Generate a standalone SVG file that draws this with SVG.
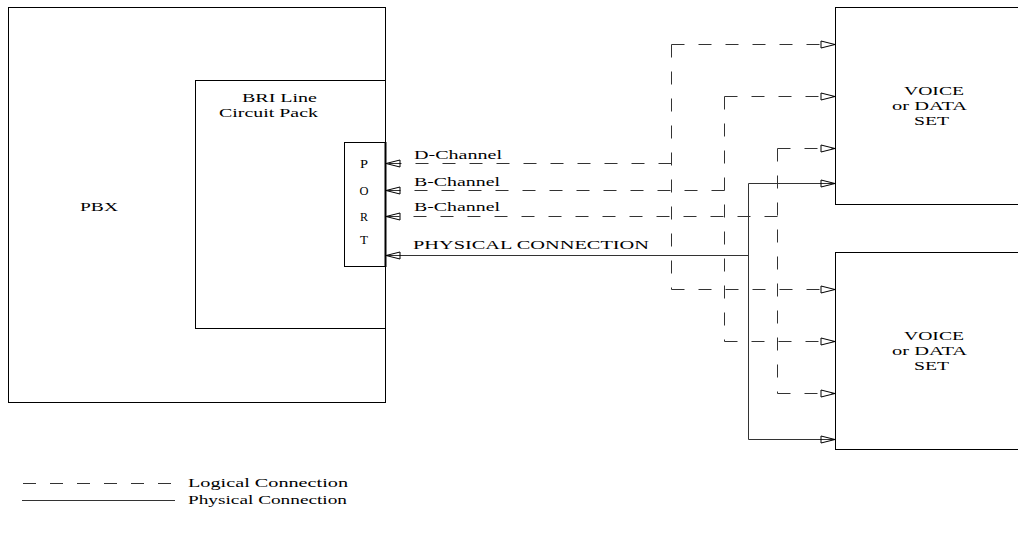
<svg xmlns="http://www.w3.org/2000/svg" width="1018" height="533" viewBox="0 0 1018 533">
<style>
.box{fill:none;stroke:#000;stroke-width:1}
.t{font-family:"Liberation Serif","Times New Roman",serif;font-size:13px;fill:#000}
.dash{fill:none;stroke:#333;stroke-width:1;stroke-dasharray:13 14}
.solid{fill:none;stroke:#333;stroke-width:1}
</style>
<defs>
<marker id="arr" markerUnits="userSpaceOnUse" markerWidth="16" markerHeight="8" refX="14" refY="3.5" orient="auto" overflow="visible">
<path d="M0,0 L14,3.5 L0,7 Z" fill="none" stroke="#000" stroke-width="1"/>
</marker>
</defs>
<rect width="1018" height="533" fill="#fff"/>
<g id="pbx">
<rect class="box" x="8.5" y="7.5" width="377" height="395"/>
<text class="t" x="80" y="211" textLength="38" lengthAdjust="spacingAndGlyphs">PBX</text>
</g>
<g id="bri">
<rect class="box" x="195.5" y="80.5" width="190" height="248"/>
<text class="t" x="242" y="102" textLength="75" lengthAdjust="spacingAndGlyphs">BRI Line</text>
<text class="t" x="219" y="117" textLength="99" lengthAdjust="spacingAndGlyphs">Circuit Pack</text>
</g>
<g id="port">
<rect class="box" x="344.5" y="142.5" width="41" height="124"/>
<line x1="385.5" y1="142" x2="385.5" y2="267" stroke="#000" stroke-width="2"/>
<text class="t" x="360" y="168" textLength="8" lengthAdjust="spacingAndGlyphs">P</text>
<text class="t" x="359.5" y="195" textLength="9" lengthAdjust="spacingAndGlyphs">O</text>
<text class="t" x="360" y="221" textLength="8" lengthAdjust="spacingAndGlyphs">R</text>
<text class="t" x="360" y="244" textLength="8" lengthAdjust="spacingAndGlyphs">T</text>
</g>
<g id="set1">
<rect class="box" x="835.5" y="7.5" width="190" height="197"/>
<text class="t" x="904" y="95" textLength="60" lengthAdjust="spacingAndGlyphs">VOICE</text>
<text class="t" x="892" y="110" textLength="75" lengthAdjust="spacingAndGlyphs">or DATA</text>
<text class="t" x="914" y="125" textLength="35" lengthAdjust="spacingAndGlyphs">SET</text>
</g>
<g id="set2">
<rect class="box" x="835.5" y="252.5" width="190" height="197"/>
<text class="t" x="904" y="340" textLength="60" lengthAdjust="spacingAndGlyphs">VOICE</text>
<text class="t" x="892" y="355" textLength="75" lengthAdjust="spacingAndGlyphs">or DATA</text>
<text class="t" x="914" y="370" textLength="35" lengthAdjust="spacingAndGlyphs">SET</text>
</g>
<g id="connectors">
<path class="dash" d="M671.5,163.5 H386" marker-end="url(#arr)"/>
<path class="dash" d="M671.5,44.5 V289.5"/>
<path class="dash" d="M671.5,44.5 H835" marker-end="url(#arr)"/>
<path class="dash" d="M671.5,289.5 H835" marker-end="url(#arr)"/>
<path class="dash" d="M724.5,190.5 H386" marker-end="url(#arr)"/>
<path class="dash" d="M724.5,96.5 V341.5"/>
<path class="dash" d="M724.5,96.5 H835" marker-end="url(#arr)"/>
<path class="dash" d="M724.5,341.5 H835" marker-end="url(#arr)"/>
<path class="dash" d="M777.5,216.5 H386" marker-end="url(#arr)"/>
<path class="dash" d="M777.5,148.5 V393.5"/>
<path class="dash" d="M777.5,148.5 H835" marker-end="url(#arr)"/>
<path class="dash" d="M777.5,393.5 H835" marker-end="url(#arr)"/>
<path class="solid" d="M748.5,255.5 H386" marker-end="url(#arr)"/>
<path class="solid" d="M748.5,183.5 V439.5"/>
<path class="solid" d="M748.5,183.5 H835" marker-end="url(#arr)"/>
<path class="solid" d="M748.5,439.5 H835" marker-end="url(#arr)"/>
</g>
<g id="labels">
<text class="t" x="414" y="159" textLength="88" lengthAdjust="spacingAndGlyphs">D-Channel</text>
<text class="t" x="414" y="186" textLength="86" lengthAdjust="spacingAndGlyphs">B-Channel</text>
<text class="t" x="414" y="211" textLength="86" lengthAdjust="spacingAndGlyphs">B-Channel</text>
<text class="t" x="413" y="249" textLength="236" lengthAdjust="spacingAndGlyphs">PHYSICAL CONNECTION</text>
</g>
<g id="legend">
<path class="dash" d="M23,483.5 H176"/>
<text class="t" x="188" y="487" textLength="160" lengthAdjust="spacingAndGlyphs">Logical Connection</text>
<path class="solid" d="M22,500.5 H175"/>
<text class="t" x="188" y="504" textLength="159" lengthAdjust="spacingAndGlyphs">Physical Connection</text>
</g>
</svg>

## TASK DIRECTIONS:
Your task is to reproduce all of the material exactly. The pictures stay out.

## SOLUTION TO THIS EXERCISE:
Generate a standalone SVG file that draws this with SVG.
<svg xmlns="http://www.w3.org/2000/svg" width="1018" height="533" viewBox="0 0 1018 533">
<style>
.box{fill:none;stroke:#000;stroke-width:1}
.t{font-family:"Liberation Serif","Times New Roman",serif;font-size:13px;fill:#000}
.dash{fill:none;stroke:#333;stroke-width:1;stroke-dasharray:13 14}
.solid{fill:none;stroke:#333;stroke-width:1}
</style>
<defs>
<marker id="arr" markerUnits="userSpaceOnUse" markerWidth="16" markerHeight="8" refX="14" refY="3.5" orient="auto" overflow="visible">
<path d="M0,0 L14,3.5 L0,7 Z" fill="none" stroke="#000" stroke-width="1"/>
</marker>
</defs>
<rect width="1018" height="533" fill="#fff"/>
<g id="pbx">
<rect class="box" x="8.5" y="7.5" width="377" height="395"/>
<text class="t" x="80" y="211" textLength="38" lengthAdjust="spacingAndGlyphs">PBX</text>
</g>
<g id="bri">
<rect class="box" x="195.5" y="80.5" width="190" height="248"/>
<text class="t" x="242" y="102" textLength="75" lengthAdjust="spacingAndGlyphs">BRI Line</text>
<text class="t" x="219" y="117" textLength="99" lengthAdjust="spacingAndGlyphs">Circuit Pack</text>
</g>
<g id="port">
<rect class="box" x="344.5" y="142.5" width="41" height="124"/>
<line x1="385.5" y1="142" x2="385.5" y2="267" stroke="#000" stroke-width="2"/>
<text class="t" x="360" y="168" textLength="8" lengthAdjust="spacingAndGlyphs">P</text>
<text class="t" x="359.5" y="195" textLength="9" lengthAdjust="spacingAndGlyphs">O</text>
<text class="t" x="360" y="221" textLength="8" lengthAdjust="spacingAndGlyphs">R</text>
<text class="t" x="360" y="244" textLength="8" lengthAdjust="spacingAndGlyphs">T</text>
</g>
<g id="set1">
<rect class="box" x="835.5" y="7.5" width="190" height="197"/>
<text class="t" x="904" y="95" textLength="60" lengthAdjust="spacingAndGlyphs">VOICE</text>
<text class="t" x="892" y="110" textLength="75" lengthAdjust="spacingAndGlyphs">or DATA</text>
<text class="t" x="914" y="125" textLength="35" lengthAdjust="spacingAndGlyphs">SET</text>
</g>
<g id="set2">
<rect class="box" x="835.5" y="252.5" width="190" height="197"/>
<text class="t" x="904" y="340" textLength="60" lengthAdjust="spacingAndGlyphs">VOICE</text>
<text class="t" x="892" y="355" textLength="75" lengthAdjust="spacingAndGlyphs">or DATA</text>
<text class="t" x="914" y="370" textLength="35" lengthAdjust="spacingAndGlyphs">SET</text>
</g>
<g id="connectors">
<path class="dash" d="M671.5,163.5 H386" marker-end="url(#arr)"/>
<path class="dash" d="M671.5,44.5 V289.5"/>
<path class="dash" d="M671.5,44.5 H835" marker-end="url(#arr)"/>
<path class="dash" d="M671.5,289.5 H835" marker-end="url(#arr)"/>
<path class="dash" d="M724.5,190.5 H386" marker-end="url(#arr)"/>
<path class="dash" d="M724.5,96.5 V341.5"/>
<path class="dash" d="M724.5,96.5 H835" marker-end="url(#arr)"/>
<path class="dash" d="M724.5,341.5 H835" marker-end="url(#arr)"/>
<path class="dash" d="M777.5,216.5 H386" marker-end="url(#arr)"/>
<path class="dash" d="M777.5,148.5 V393.5"/>
<path class="dash" d="M777.5,148.5 H835" marker-end="url(#arr)"/>
<path class="dash" d="M777.5,393.5 H835" marker-end="url(#arr)"/>
<path class="solid" d="M748.5,255.5 H386" marker-end="url(#arr)"/>
<path class="solid" d="M748.5,183.5 V439.5"/>
<path class="solid" d="M748.5,183.5 H835" marker-end="url(#arr)"/>
<path class="solid" d="M748.5,439.5 H835" marker-end="url(#arr)"/>
</g>
<g id="labels">
<text class="t" x="414" y="159" textLength="88" lengthAdjust="spacingAndGlyphs">D-Channel</text>
<text class="t" x="414" y="186" textLength="86" lengthAdjust="spacingAndGlyphs">B-Channel</text>
<text class="t" x="414" y="211" textLength="86" lengthAdjust="spacingAndGlyphs">B-Channel</text>
<text class="t" x="413" y="249" textLength="236" lengthAdjust="spacingAndGlyphs">PHYSICAL CONNECTION</text>
</g>
<g id="legend">
<path class="dash" d="M23,483.5 H176"/>
<text class="t" x="188" y="487" textLength="160" lengthAdjust="spacingAndGlyphs">Logical Connection</text>
<path class="solid" d="M22,500.5 H175"/>
<text class="t" x="188" y="504" textLength="159" lengthAdjust="spacingAndGlyphs">Physical Connection</text>
</g>
</svg>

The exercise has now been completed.